**WORK TO DO**
Nothing in the data should change when you return it, but leave the pictures out.

**PROVIDED MATERIAL**
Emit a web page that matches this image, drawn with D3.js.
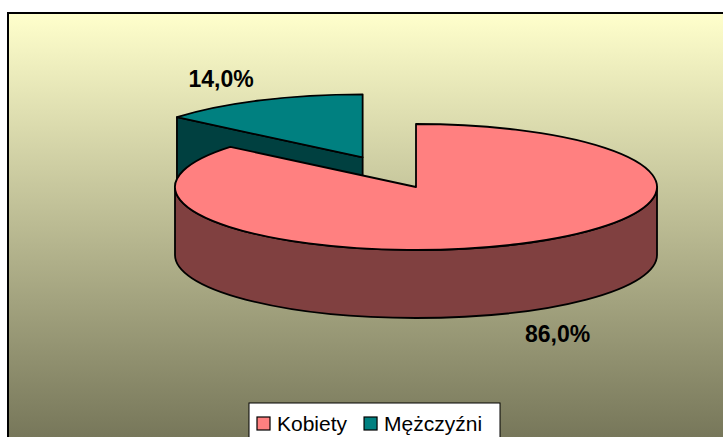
<!DOCTYPE html>
<html>
<head>
<meta charset="utf-8">
<script src="https://cdn.jsdelivr.net/npm/d3@7/dist/d3.min.js"></script>
<style>
  html, body { margin: 0; padding: 0; background: #fff; }
  text { font-family: Arial, "Liberation Sans", sans-serif; }
</style>
</head>
<body>
<svg id="chart" width="723" height="437"></svg>
<script>
// data
var categories = ["Kobiety", "Mężczyźni"];
var values = [86.0, 14.0];
var topColors = ["#ff8080", "#008080"];
var sideColors = ["#804040", "#004040"];
var exploded = [0, 0.52];

var svg = d3.select("#chart");

// background gradient of the plot area
var defs = svg.append("defs");
var grad = defs.append("linearGradient")
    .attr("id", "bg")
    .attr("gradientUnits", "userSpaceOnUse")
    .attr("x1", 0).attr("y1", 13).attr("x2", 0).attr("y2", 437);
grad.append("stop").attr("offset", "0%").attr("stop-color", "#ffffcc");
grad.append("stop").attr("offset", "100%").attr("stop-color", "#77775a");

svg.append("rect")
    .attr("x", 8).attr("y", 13)
    .attr("width", 800).attr("height", 500)
    .attr("fill", "url(#bg)")
    .attr("stroke", "#000")
    .attr("stroke-width", 2);

// pie geometry (ellipse seen in perspective)
var cx = 416, cy = 187, rx = 241, ry = 63, depth = 68;

var pie = d3.pie().sort(null).startAngle(0).endAngle(2 * Math.PI);
var arcs = pie(values);

function pt(a, ox, oy, dz) {
    return [cx + ox + rx * Math.sin(a), cy + oy - ry * Math.cos(a) + (dz || 0)];
}

arcs.forEach(function(d, i) {
    var mid = (d.startAngle + d.endAngle) / 2;
    d.ox = exploded[i] * rx * Math.sin(mid);
    d.oy = -exploded[i] * ry * Math.cos(mid);
    d.mid = mid;
});

function topPath(d) {
    var p0 = pt(d.startAngle, d.ox, d.oy), p1 = pt(d.endAngle, d.ox, d.oy);
    var large = (d.endAngle - d.startAngle) > Math.PI ? 1 : 0;
    return "M" + (cx + d.ox) + "," + (cy + d.oy) +
        "L" + p0 + "A" + rx + "," + ry + " 0 " + large + " 1 " + p1 + "Z";
}

// outer wall, only the front half (PI/2 .. 3PI/2) is visible
function wallPath(d) {
    var a0 = Math.max(d.startAngle, Math.PI / 2);
    var a1 = Math.min(d.endAngle, 3 * Math.PI / 2);
    if (a1 <= a0) return null;
    var t0 = pt(a0, d.ox, d.oy), t1 = pt(a1, d.ox, d.oy);
    var b0 = pt(a0, d.ox, d.oy, depth), b1 = pt(a1, d.ox, d.oy, depth);
    return "M" + t0 + "A" + rx + "," + ry + " 0 0 1 " + t1 +
        "L" + b1 + "A" + rx + "," + ry + " 0 0 0 " + b0 + "Z";
}

// radial cut face at the start angle (visible when it faces the viewer)
function cutPath(d) {
    var a = d.startAngle;
    if (Math.cos(a - Math.PI / 2) >= 0) return null;
    var c = [cx + d.ox, cy + d.oy];
    var p = pt(a, d.ox, d.oy);
    return "M" + c + "L" + p + "L" + [p[0], p[1] + depth] + "L" + [c[0], c[1] + depth] + "Z";
}

var g = svg.append("g");

// draw back slices first (the exploded one sits behind)
var order = [1, 0];
order.forEach(function(i) {
    var d = arcs[i];
    var cut = cutPath(d);
    if (cut) g.append("path").attr("d", cut)
        .attr("fill", sideColors[i]).attr("stroke", "#000").attr("stroke-width", 1.8)
        .attr("stroke-linejoin", "round");
    var wall = wallPath(d);
    if (wall) g.append("path").attr("d", wall)
        .attr("fill", sideColors[i]).attr("stroke", "#000").attr("stroke-width", 1.8)
        .attr("stroke-linejoin", "round");
    g.append("path").attr("d", topPath(d))
        .attr("fill", topColors[i]).attr("stroke", "#000").attr("stroke-width", 1.8)
        .attr("stroke-linejoin", "round");
});

// percentage labels
var fmt = function(v) { return v.toFixed(1).replace(".", ",") + "%"; };
var k = 1.38;
svg.selectAll("text.lbl")
    .data(arcs)
    .enter().append("text")
    .attr("class", "lbl")
    .attr("x", function(d) { return cx + d.ox + k * rx * Math.sin(d.mid); })
    .attr("y", function(d) {
        var y = cy + d.oy - k * ry * Math.cos(d.mid);
        if (Math.cos(d.mid) < 0) y += depth;
        return y + 8;
    })
    .attr("text-anchor", "middle")
    .attr("font-size", 23)
    .attr("font-weight", "bold")
    .attr("fill", "#000")
    .text(function(d) { return fmt(d.value); });

// legend
var legend = svg.append("g");
legend.append("rect")
    .attr("x", 249).attr("y", 403)
    .attr("width", 251).attr("height", 60)
    .attr("fill", "#fff").attr("stroke", "#000").attr("stroke-width", 1);

var lx = 257;
categories.forEach(function(c, i) {
    legend.append("rect")
        .attr("x", lx).attr("y", 417)
        .attr("width", 13).attr("height", 13)
        .attr("fill", topColors[i]).attr("stroke", "#000").attr("stroke-width", 1.2);
    var t = legend.append("text")
        .attr("x", lx + 20).attr("y", 431)
        .attr("font-size", 21)
        .attr("fill", "#000")
        .text(c);
    lx += 20 + t.node().getComputedTextLength() + 17;
});
</script>
</body>
</html>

**TASK RESULT**
Emit a web page that matches this image, drawn with D3.js.
<!DOCTYPE html>
<html>
<head>
<meta charset="utf-8">
<script src="https://cdn.jsdelivr.net/npm/d3@7/dist/d3.min.js"></script>
<style>
  html, body { margin: 0; padding: 0; background: #fff; }
  text { font-family: Arial, "Liberation Sans", sans-serif; }
</style>
</head>
<body>
<svg id="chart" width="723" height="437"></svg>
<script>
// data
var categories = ["Kobiety", "Mężczyźni"];
var values = [86.0, 14.0];
var topColors = ["#ff8080", "#008080"];
var sideColors = ["#804040", "#004040"];
var exploded = [0, 0.52];

var svg = d3.select("#chart");

// background gradient of the plot area
var defs = svg.append("defs");
var grad = defs.append("linearGradient")
    .attr("id", "bg")
    .attr("gradientUnits", "userSpaceOnUse")
    .attr("x1", 0).attr("y1", 13).attr("x2", 0).attr("y2", 437);
grad.append("stop").attr("offset", "0%").attr("stop-color", "#ffffcc");
grad.append("stop").attr("offset", "100%").attr("stop-color", "#77775a");

svg.append("rect")
    .attr("x", 8).attr("y", 13)
    .attr("width", 800).attr("height", 500)
    .attr("fill", "url(#bg)")
    .attr("stroke", "#000")
    .attr("stroke-width", 2);

// pie geometry (ellipse seen in perspective)
var cx = 416, cy = 187, rx = 241, ry = 63, depth = 68;

var pie = d3.pie().sort(null).startAngle(0).endAngle(2 * Math.PI);
var arcs = pie(values);

function pt(a, ox, oy, dz) {
    return [cx + ox + rx * Math.sin(a), cy + oy - ry * Math.cos(a) + (dz || 0)];
}

arcs.forEach(function(d, i) {
    var mid = (d.startAngle + d.endAngle) / 2;
    d.ox = exploded[i] * rx * Math.sin(mid);
    d.oy = -exploded[i] * ry * Math.cos(mid);
    d.mid = mid;
});

function topPath(d) {
    var p0 = pt(d.startAngle, d.ox, d.oy), p1 = pt(d.endAngle, d.ox, d.oy);
    var large = (d.endAngle - d.startAngle) > Math.PI ? 1 : 0;
    return "M" + (cx + d.ox) + "," + (cy + d.oy) +
        "L" + p0 + "A" + rx + "," + ry + " 0 " + large + " 1 " + p1 + "Z";
}

// outer wall, only the front half (PI/2 .. 3PI/2) is visible
function wallPath(d) {
    var a0 = Math.max(d.startAngle, Math.PI / 2);
    var a1 = Math.min(d.endAngle, 3 * Math.PI / 2);
    if (a1 <= a0) return null;
    var t0 = pt(a0, d.ox, d.oy), t1 = pt(a1, d.ox, d.oy);
    var b0 = pt(a0, d.ox, d.oy, depth), b1 = pt(a1, d.ox, d.oy, depth);
    return "M" + t0 + "A" + rx + "," + ry + " 0 0 1 " + t1 +
        "L" + b1 + "A" + rx + "," + ry + " 0 0 0 " + b0 + "Z";
}

// radial cut face at the start angle (visible when it faces the viewer)
function cutPath(d) {
    var a = d.startAngle;
    if (Math.cos(a - Math.PI / 2) >= 0) return null;
    var c = [cx + d.ox, cy + d.oy];
    var p = pt(a, d.ox, d.oy);
    return "M" + c + "L" + p + "L" + [p[0], p[1] + depth] + "L" + [c[0], c[1] + depth] + "Z";
}

var g = svg.append("g");

// draw back slices first (the exploded one sits behind)
var order = [1, 0];
order.forEach(function(i) {
    var d = arcs[i];
    var cut = cutPath(d);
    if (cut) g.append("path").attr("d", cut)
        .attr("fill", sideColors[i]).attr("stroke", "#000").attr("stroke-width", 1.8)
        .attr("stroke-linejoin", "round");
    var wall = wallPath(d);
    if (wall) g.append("path").attr("d", wall)
        .attr("fill", sideColors[i]).attr("stroke", "#000").attr("stroke-width", 1.8)
        .attr("stroke-linejoin", "round");
    g.append("path").attr("d", topPath(d))
        .attr("fill", topColors[i]).attr("stroke", "#000").attr("stroke-width", 1.8)
        .attr("stroke-linejoin", "round");
});

// percentage labels
var fmt = function(v) { return v.toFixed(1).replace(".", ",") + "%"; };
var k = 1.38;
svg.selectAll("text.lbl")
    .data(arcs)
    .enter().append("text")
    .attr("class", "lbl")
    .attr("x", function(d) { return cx + d.ox + k * rx * Math.sin(d.mid); })
    .attr("y", function(d) {
        var y = cy + d.oy - k * ry * Math.cos(d.mid);
        if (Math.cos(d.mid) < 0) y += depth;
        return y + 8;
    })
    .attr("text-anchor", "middle")
    .attr("font-size", 23)
    .attr("font-weight", "bold")
    .attr("fill", "#000")
    .text(function(d) { return fmt(d.value); });

// legend
var legend = svg.append("g");
legend.append("rect")
    .attr("x", 249).attr("y", 403)
    .attr("width", 251).attr("height", 60)
    .attr("fill", "#fff").attr("stroke", "#000").attr("stroke-width", 1);

var lx = 257;
categories.forEach(function(c, i) {
    legend.append("rect")
        .attr("x", lx).attr("y", 417)
        .attr("width", 13).attr("height", 13)
        .attr("fill", topColors[i]).attr("stroke", "#000").attr("stroke-width", 1.2);
    var t = legend.append("text")
        .attr("x", lx + 20).attr("y", 431)
        .attr("font-size", 21)
        .attr("fill", "#000")
        .text(c);
    lx += 20 + t.node().getComputedTextLength() + 17;
});
</script>
</body>
</html>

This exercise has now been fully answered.